• **SET PROBLEM**
Set the lines down again exactly, first line through the line that contains "import plotly.graph_objects as go", with no pictures.
───── DATASET CONTENT ─────
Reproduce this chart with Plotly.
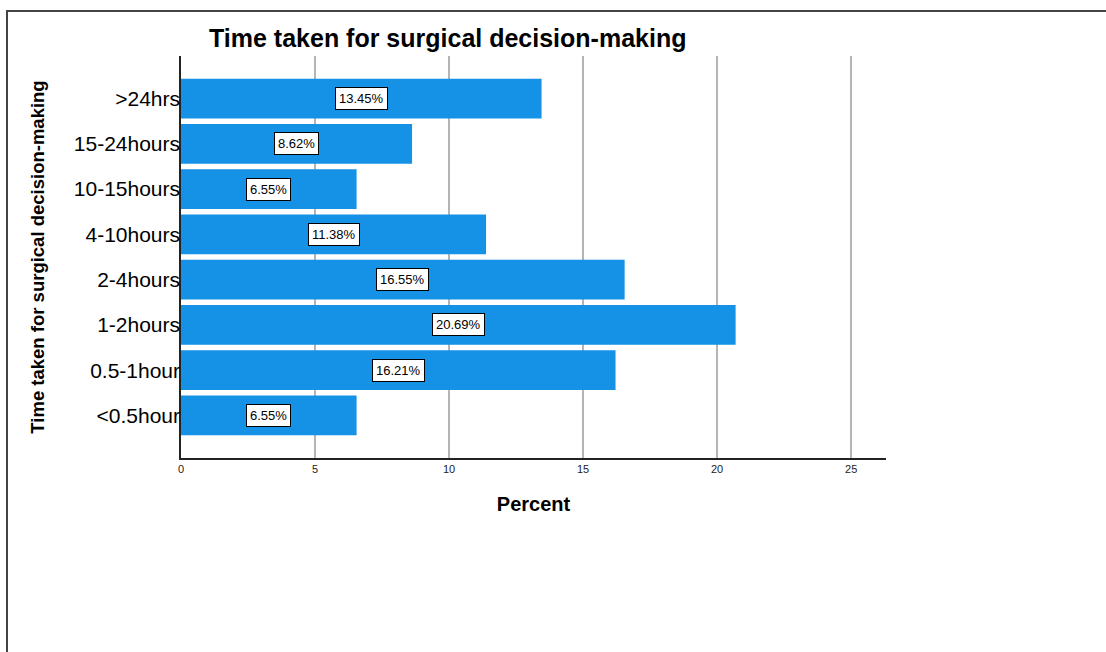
import plotly.graph_objects as go

# Time to surgical decision, share of cases (%)
categories = [">24hrs", "15-24hours", "10-15hours", "4-10hours",
              "2-4hours", "1-2hours", "0.5-1hour", "<0.5hour"]
percents = [13.45, 8.62, 6.55, 11.38, 16.55, 20.69, 16.21, 6.55]
x_ticks = [0, 5, 10, 15, 20, 25]

FONT = "Liberation Sans, Arial, sans-serif"
W, H = 1106, 652
L, R, T, B = 181, 220, 56, 194
PW, PH = W - L - R, H - T - B


def px_x(px):
    return (px - L) / PW


def px_y(py):
    return (H - B - py) / PH


fig = go.Figure()
fig.add_trace(go.Bar(
    x=percents,
    y=categories,
    orientation="h",
    marker=dict(color="#1591e6", line=dict(width=0)),
    width=0.88,
    hoverinfo="x+y",
))

# value labels in boxes at the middle of each bar
for cat, val in zip(categories, percents):
    fig.add_annotation(
        x=val / 2, y=cat, xref="x", yref="y",
        text=f"{val:.2f}%", showarrow=False,
        font=dict(family=FONT, size=13, color="black"),
        bgcolor="white", bordercolor="black", borderwidth=1, borderpad=3,
    )

# title
fig.add_annotation(
    x=px_x(447), y=px_y(38), xref="paper", yref="paper",
    text="<b>Time taken for surgical decision-making</b>", showarrow=False,
    font=dict(family=FONT, size=25, color="black"),
    xanchor="center", yanchor="middle",
)

# outer frame (left and top edges)
fig.add_shape(
    type="path", xref="paper", yref="paper",
    path=f"M {px_x(7)},{px_y(652)} L {px_x(7)},{px_y(11)} L {px_x(1106)},{px_y(11)}",
    line=dict(color="#444444", width=2),
)

fig.update_xaxes(
    range=[0, 26.3],
    tickvals=x_ticks,
    ticktext=[str(v) for v in x_ticks],
    showgrid=True, gridcolor="#b4b4b4", gridwidth=1.5,
    showline=True, linecolor="#222222", linewidth=1.5,
    ticks="", zeroline=False,
    tickfont=dict(family=FONT, size=11, color="#222222"),
    title=dict(text="<b>Percent</b>", font=dict(family=FONT, size=20, color="black"),
               standoff=23),
)
fig.update_yaxes(
    categoryorder="array", categoryarray=categories[::-1],
    range=[-0.94, 7.94],
    showgrid=False,
    showline=True, linecolor="#222222", linewidth=1.5,
    ticks="",
    tickfont=dict(family=FONT, size=21, color="black"),
    title=dict(text="<b>Time taken for surgical decision-making</b>",
               font=dict(family=FONT, size=18.5, color="black"), standoff=24),
)
try:
    fig.update_yaxes(ticklabelstandoff=-5)
except ValueError:
    pass

fig.update_layout(
    width=W, height=H,
    margin=dict(l=L, r=R, t=T, b=B, autoexpand=False),
    plot_bgcolor="white", paper_bgcolor="white",
    showlegend=False,
    bargap=0.12,
)

fig.write_html("out.html")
─────
• **WORKED SOLUTION**
Reproduce this chart with Plotly.
import plotly.graph_objects as go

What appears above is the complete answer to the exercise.